Currently I'm receiving position data of moving assets every 90 or 120 seconds (depending on the asset). What I'd like to achieve now is to detect standstill and movement phases (tracks/trips) on the receiving side for these assets.

What are the generic principles of detecting tracks/trips only by GPS data?

For the most assets I'll have additional data like ignition state or other engine parameters that will help to distinguish movement and standstill. But that's not the case for all assets.

As I have no university degree and clearly lacking the mathematical basics that should help in solving such problems I'm generally interested in pointers on how to solve such a problem and sharpen my math/arithmetical skills for the future.

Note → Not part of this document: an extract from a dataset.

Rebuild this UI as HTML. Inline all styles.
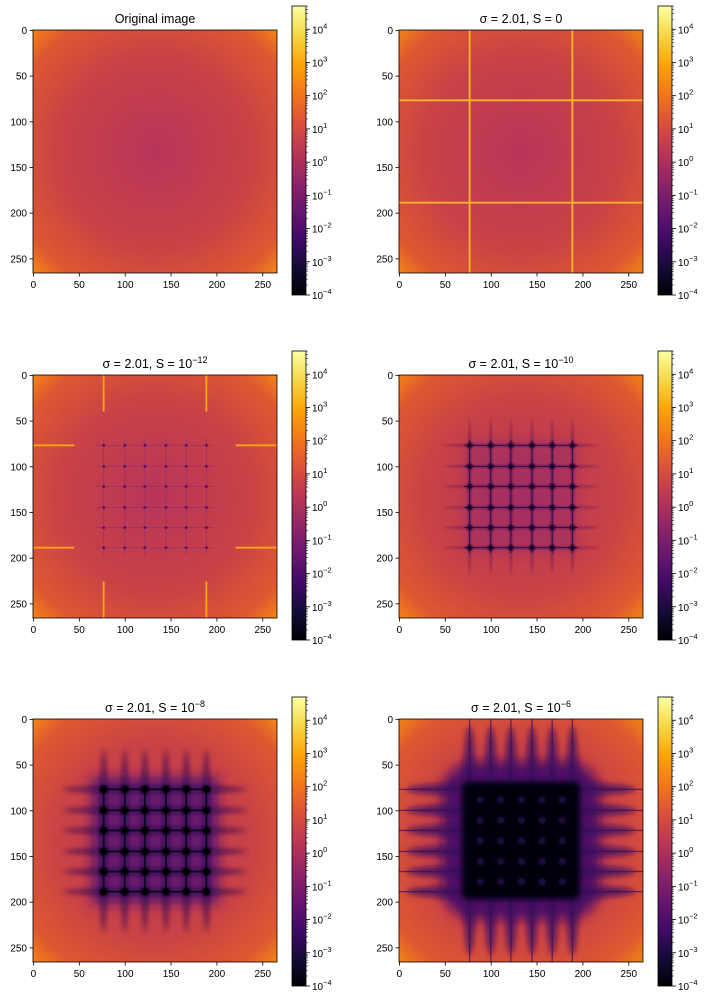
<!DOCTYPE html>
<html><head><meta charset="utf-8">
<style>
body{margin:0;background:#fff;width:710px;height:1000px;overflow:hidden;font-family:"Liberation Sans","DejaVu Sans",sans-serif}
svg{position:absolute;left:0;top:0}
</style></head>
<body>
<svg id="fig" width="710" height="1000" xmlns="http://www.w3.org/2000/svg">
<defs>
<radialGradient id="bg" cx="0.5" cy="0.5" r="0.72">
<stop offset="0" stop-color="#b8355a"/>
<stop offset="0.55" stop-color="#c94246"/>
<stop offset="0.85" stop-color="#e0582f"/>
<stop offset="1" stop-color="#f58c12"/>
</radialGradient>
<linearGradient id="cmap" x1="0" y1="1" x2="0" y2="0">
<stop offset="0" stop-color="#000004"/><stop offset="0.1" stop-color="#160b39"/>
<stop offset="0.2" stop-color="#420a68"/><stop offset="0.3" stop-color="#6a176e"/>
<stop offset="0.4" stop-color="#932667"/><stop offset="0.5" stop-color="#bc3754"/>
<stop offset="0.6" stop-color="#dd513a"/><stop offset="0.7" stop-color="#f37819"/>
<stop offset="0.8" stop-color="#fca50a"/><stop offset="0.9" stop-color="#f6d746"/>
<stop offset="1" stop-color="#fcffa4"/>
</linearGradient>
<filter id="b1" x="-50%" y="-50%" width="200%" height="200%"><feGaussianBlur stdDeviation="1.2"/></filter>
<filter id="b3" x="-50%" y="-50%" width="200%" height="200%"><feGaussianBlur stdDeviation="3"/></filter>
<filter id="b6" x="-50%" y="-50%" width="200%" height="200%"><feGaussianBlur stdDeviation="6"/></filter>
</defs>
</svg>
<script>
const grid=[77,100,122,145,167,189];
const xTicks=[0,50,100,150,200,250];
const yTicks=[0,50,100,150,200,250];
const cbExps=[-4,-3,-2,-1,0,1,2,3,4];
const titles=["Original image","σ = 2.01, S = 0","σ = 2.01, S = 10^-12","σ = 2.01, S = 10^-10","σ = 2.01, S = 10^-8","σ = 2.01, S = 10^-6"];
const modes=["orig","s0","s12","s10","s8","s6"];
const N=266;
const NS="http://www.w3.org/2000/svg";
const fig=document.getElementById('fig');
function mk(tag,attrs,parent){const e=document.createElementNS(NS,tag);for(const k in attrs)e.setAttribute(k,attrs[k]);(parent||fig).appendChild(e);return e;}
const colL=[33,399], rowT=[30,375,719], AW=244, AH=243;
const cbL=[292,658], cbT=[6,351,697], CBH=289;
function title(t,x,y,g){
  const e=mk('text',{x:x,y:y,'text-anchor':'middle','font-size':12.5,fill:'#000'},g);
  const m=t.match(/^(.*10)\^(-?\d+)$/);
  if(m){e.appendChild(document.createTextNode(m[1]));const ts=mk('tspan',{dy:-5,'font-size':9},e);ts.textContent=m[2].replace('-','−');}
  else e.textContent=t;
  return e;
}
for(let i=0;i<6;i++){
  const c=i%2,r=Math.floor(i/2);
  const ax=colL[c],ay=rowT[r];
  const g=mk('g',{});
  
  
  const sx=v=>ax+v*AW/N, sy=v=>ay+v*AH/N;
  const img=mk('g',{transform:`translate(${ax},${ay}) scale(${AW/N},${AH/N})`},g);
  
  
  const cp=mk('clipPath',{id:'cp'+i},g);mk('rect',{x:0,y:0,width:N,height:N},cp);
  img.setAttribute('clip-path','url(#cp'+i+')');
  mk('rect',{x:0,y:0,width:N,height:N,fill:'url(#bg)'},img);
  const m=modes[i];
  const lo=grid[0],hi=grid[grid.length-1];
  if(m==='s0'){
    [lo,hi].forEach(p=>{mk('rect',{x:p-1,y:0,width:2,height:N,fill:'#fbb42a'},img);mk('rect',{x:0,y:p-1,width:N,height:2,fill:'#fbb42a'},img);});
  }
  if(m==='s12'){
    [lo,hi].forEach(p=>{
      mk('rect',{x:p-1,y:0,width:2,height:40,fill:'#fba51a'},img);mk('rect',{x:p-1,y:226,width:2,height:40,fill:'#fba51a'},img);
      mk('rect',{x:0,y:p-1,width:45,height:2,fill:'#fba51a'},img);mk('rect',{x:221,y:p-1,width:45,height:2,fill:'#fba51a'},img);
    });
    grid.forEach(p=>{mk('rect',{x:p-0.5,y:lo-8,width:1,height:hi-lo+16,fill:'#8a2870',opacity:0.5},img);mk('rect',{x:lo-8,y:p-0.5,width:hi-lo+16,height:1,fill:'#8a2870',opacity:0.5},img);});
    grid.forEach(a=>grid.forEach(b=>mk('circle',{cx:a,cy:b,r:1.6,fill:'#5a1270'},img)));
  }
  if(m==='s10'){
    mk('rect',{x:lo-5,y:lo-5,width:hi-lo+10,height:hi-lo+10,fill:'#8a2670',opacity:0.4,filter:'url(#b6)'},img);
    grid.forEach(p=>{
      mk('ellipse',{cx:p,cy:133,rx:1.5,ry:85,fill:'#3a0c5e',opacity:0.5,filter:'url(#b1)'},img);
      mk('ellipse',{cx:133,cy:p,rx:85,ry:1.5,fill:'#3a0c5e',opacity:0.5,filter:'url(#b1)'},img);
      mk('rect',{x:p-0.5,y:lo-6,width:1,height:hi-lo+12,fill:'#2a0a4e'},img);
      mk('rect',{x:lo-6,y:p-0.5,width:hi-lo+12,height:1,fill:'#2a0a4e'},img);
    });
    grid.forEach(a=>grid.forEach(b=>mk('circle',{cx:a,cy:b,r:3,fill:'#0a0420',filter:'url(#b1)'},img)));
  }
  if(m==='s8'){
    mk('rect',{x:lo-14,y:lo-14,width:hi-lo+28,height:hi-lo+28,fill:'#5a1270',opacity:0.85,filter:'url(#b6)'},img);
    grid.forEach(p=>{
      mk('ellipse',{cx:p,cy:133,rx:3.5,ry:100,fill:'#2a0a50',opacity:0.8,filter:'url(#b3)'},img);
      mk('ellipse',{cx:133,cy:p,rx:100,ry:3.5,fill:'#2a0a50',opacity:0.8,filter:'url(#b3)'},img);
      mk('rect',{x:p-1,y:lo-4,width:2,height:hi-lo+8,fill:'#0c0424'},img);
      mk('rect',{x:lo-4,y:p-1,width:hi-lo+8,height:2,fill:'#0c0424'},img);
    });
    grid.forEach(a=>grid.forEach(b=>mk('circle',{cx:a,cy:b,r:4.5,fill:'#000004',filter:'url(#b1)'},img)));
  }
  if(m==='s6'){
    mk('rect',{x:lo-30,y:lo-30,width:hi-lo+60,height:hi-lo+60,rx:35,fill:'#4a0c6a',opacity:0.9,filter:'url(#b6)'},img);
    grid.forEach(p=>{
      mk('ellipse',{cx:p,cy:133,rx:9,ry:125,fill:'#3a0a60',opacity:0.75,filter:'url(#b3)'},img);
      mk('ellipse',{cx:133,cy:p,rx:125,ry:9,fill:'#3a0a60',opacity:0.75,filter:'url(#b3)'},img);
      mk('rect',{x:p-0.7,y:0,width:1.4,height:N,fill:'#3a0c5a',opacity:0.7},img);
      mk('rect',{x:0,y:p-0.7,width:N,height:1.4,fill:'#3a0c5a',opacity:0.7},img);
    });
    mk('rect',{x:lo-8,y:lo-8,width:hi-lo+16,height:hi-lo+16,rx:6,fill:'#02010a',filter:'url(#b3)'},img);
    for(let a=0;a<grid.length-1;a++)for(let b=0;b<grid.length-1;b++)
      mk('circle',{cx:(grid[a]+grid[a+1])/2,cy:(grid[b]+grid[b+1])/2,r:4,fill:'#1c0a3a',filter:'url(#b1)'},img);
  }
  const fr=mk('rect',{x:ax,y:ay,width:AW,height:AH,fill:'none',stroke:'#000','stroke-width':0.8},g);
  
  xTicks.forEach(t=>{const x=sx(t+0.5);mk('line',{x1:x,x2:x,y1:ay+AH,y2:ay+AH+3.5,stroke:'#000','stroke-width':0.8},g);
    const tx=mk('text',{x:x,y:ay+AH+15,'text-anchor':'middle','font-size':10},g);tx.textContent=t;
    });
  yTicks.forEach(t=>{const y=sy(t+0.5);mk('line',{x1:ax-3.5,x2:ax,y1:y,y2:y,stroke:'#000','stroke-width':0.8},g);
    const tx=mk('text',{x:ax-6,y:y+3.5,'text-anchor':'end','font-size':10},g);tx.textContent=t;
    });
  const tt=title(titles[i],ax+AW/2,ay-7,g);
  
  const cx=cbL[c],cy=cbT[r];
  const cb=mk('g',{},g);
  
  mk('rect',{x:cx,y:cy,width:14,height:CBH,fill:'url(#cmap)',stroke:'#000','stroke-width':0.8},cb);
  const lmin=-4,lmax=4.7;
  const cyv=l=>cy+CBH-(l-lmin)/(lmax-lmin)*CBH;
  cbExps.forEach(e=>{const y=cyv(e);mk('line',{x1:cx+14,x2:cx+18,y1:y,y2:y,stroke:'#000','stroke-width':0.8},cb);
    for(let k=2;k<10&&e<4.7;k++){const yy=cyv(e+Math.log10(k));if(yy>=cy)mk('line',{x1:cx+14,x2:cx+16,y1:yy,y2:yy,stroke:'#000','stroke-width':0.5},cb);}
    const tx=mk('text',{x:cx+20,y:y+4,'font-size':10},cb);tx.appendChild(document.createTextNode('10'));
    const s=mk('tspan',{dy:-5,'font-size':7.5},tx);s.textContent=String(e).replace('-','−');
    });
}
</script>
</body></html>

  • This is a space-time clustering problem. A variety of good solutions (with working code) appear at mathematica.stackexchange.com/questions/2711/….
    – whuber
    Commented May 8, 2013 at 14:56
  • Wow. That looks like hard stuff right now. Thanks for the pointer. Will check it out and try to understand what they are writing about.
    – J.D.
    Commented May 8, 2013 at 19:09
  • This question is too broad but likely answered by whuber's comment.
    – kttii
    Commented Oct 17, 2016 at 17:23

2 Answers 2


I Solved a related problem by figuring out the gps error. Mine was around 5m

Whenever 3 or more points occurred consecutively within that distance of each other, I coded it as "stopped" then, when it left that 5m radius, I coded it as "moving" again. This will occasionally give you moves just because the GPS signal jitters a bit, but is relatively accurate. It will also miss very short stops.


The MovingPandas library provides stop detection tools. To find the "meeting place", you could afterwards run density-based clustering (e.g. DBSCAN) on the extracted stops.